Tom Petty will headline the Super Bowl 42 halftime show...a couple years after his most recent single hit the Billboard Hot 100 chart at No. 100, took a look around, and skedaddled.
I own several Tom Petty records and saw him once when he toured with Bob Dylan in the mid 1980s. A group of my fellow Wildcats and I sat on the lawn at the concert, next to a group of grizzled bikers carting an enormous amount of beer. Their tats, leathers and ham-hock arms scared us college weenies to death until they fell asleep during Dylan's second set (Bobbay! Bobbay! Bobb...zzzz!). Like Petty, like the tunes, liked the show. But I can't figure out why he's headlining SBXLII.

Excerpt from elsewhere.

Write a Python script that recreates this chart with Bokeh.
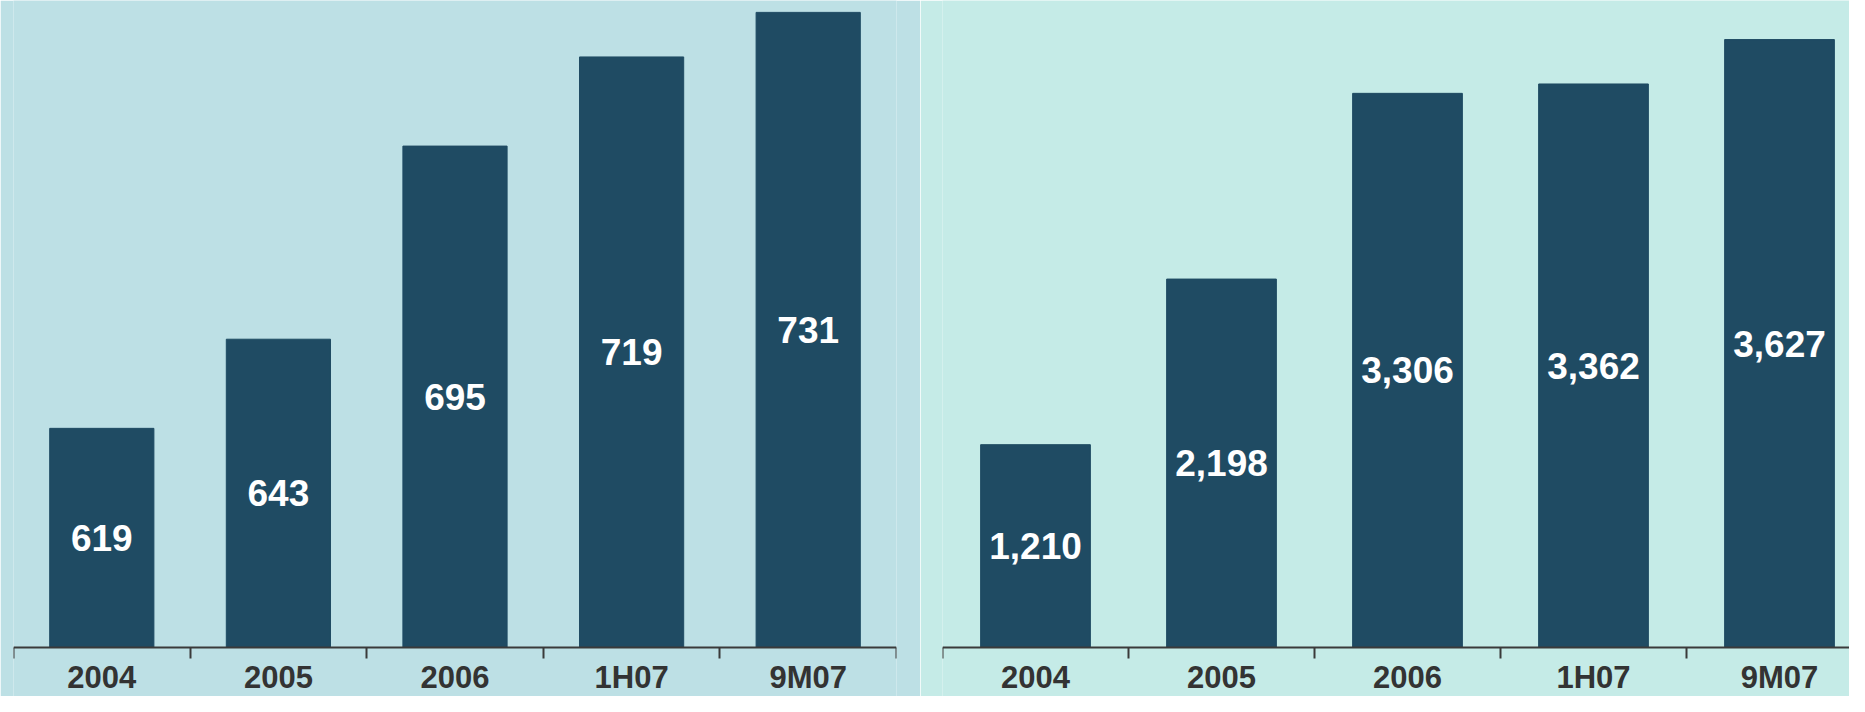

Ever since the whole Justin Timberlake-Janet Jackson ugliness in 2004, the network broadcasting the game has played it safe. Oh, and the bit where Justin exposed Janet's breast has caused trouble, too. In 2005, we saw the then 63-year-old Sir Paul McCartney (and I confess that the fireworks going off during "Live and Let Die" rocked my world). Last year it was the Rolling (average age at the time, 62) Stones, who managed to get bleeped during a couple of songs. I worked in a nursing home one summer and guys that age often use inappropriate language, so who knows why anyone was offended. At 57, Petty's "much" younger, but it's still been awhile for him. The other acts are Alicia Keys and Jordin Sparks, and who cares.
For my money, there's no reason to do Super Bowl halftime shows anymore. U2 put the period on all possible halftime shows in 2002 (those who know me probably saw this opinion coming). The tribute to the fallen of September 11, the quoting of Psalm 51, the amazing anthem "Where the Streets Have No Name," Bono's sly reveal of the US flag lining of his jacket and a host of other factors combined for 12 of the best minutes I have ever had watching television. Sure, I like some Tom Petty songs better than I like some U2 songs, but when you measure what he'll do live against what happened in 2002, well, is how you say in English... no point?
So don't try anymore. Run down some first-half stats, let Terry Bradshaw say something simultaneously insane and funny, shellac Jimmy Johnson's hair and let Fox trot out one of its American Karaoke -er- Idol stars on the years they show the game. Then get back to the commercials and football and leave us alone.
ETA: Oops, I left out the Prince performance from 2007. He was 48 at the time and I think he tops the 60s Brigade, but only comes in second amongst the 80s Guys.